Having been assessed by a 'panel of my peers' four times through applying for an Artstart grant and having been 'rejected' four times, the result can be an internal questioning of my arts practice.
Am I not talented enough? Is my work not contemporary enough? Do I not communicate my concepts well enough?
Self-doubt can be a cruel master. Logically, I know the rounds to be highly competitive and the percentages are low for those that actually succeed. Logically, I know that I will get feedback and I will see where I can improve in my next application. Logically, I know that I have two more applications left."
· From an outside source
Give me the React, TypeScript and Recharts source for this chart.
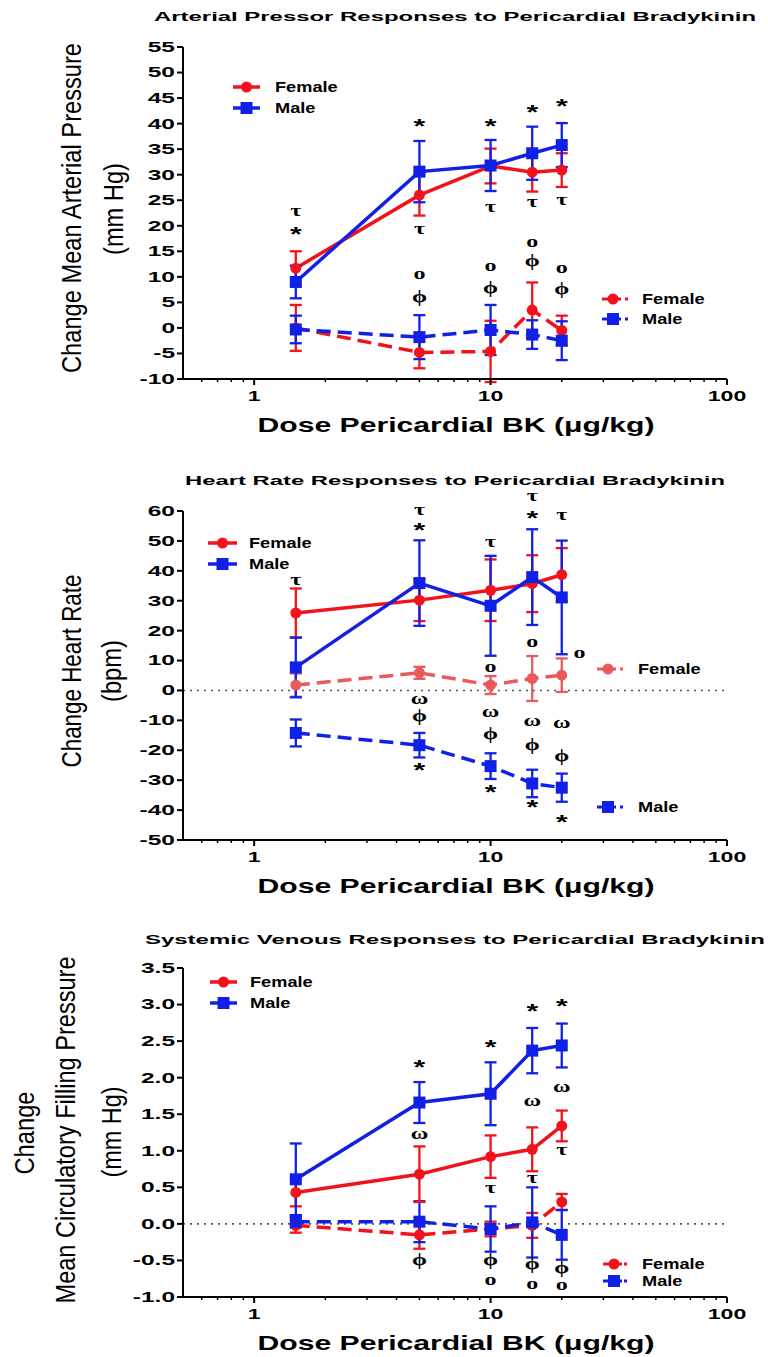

Above are the words I wrote in December 2013, just before applying for the fifth time to the Australia Council for an ArtStart Grant. I am happy to note that I am now 11 months through a year-long series of ArtStart funded activities. There is something very sweet about having to work hard to obtain your goals. Things that don't come easy are appreciated to a higher degree and while I don't recommend spending two and a half years writing the same grant, I do know that I grew as an artist and as a person during the process.
Once you make the choice to be a practicing artist, you must have the confidence and self-belief that spurs you forward when no-one else gives you a second glance. Eventually, your enthusiasm will be noticed. This is nothing to do with putting on a brave face and 'faking it until you make it', but about having a core belief that whatever happens, you will continue to make art because that is what you are meant to do.
Self-belief is a very powerful quality. It can take you from the pits of despair and help you accomplish your dreams. I am living proof of that.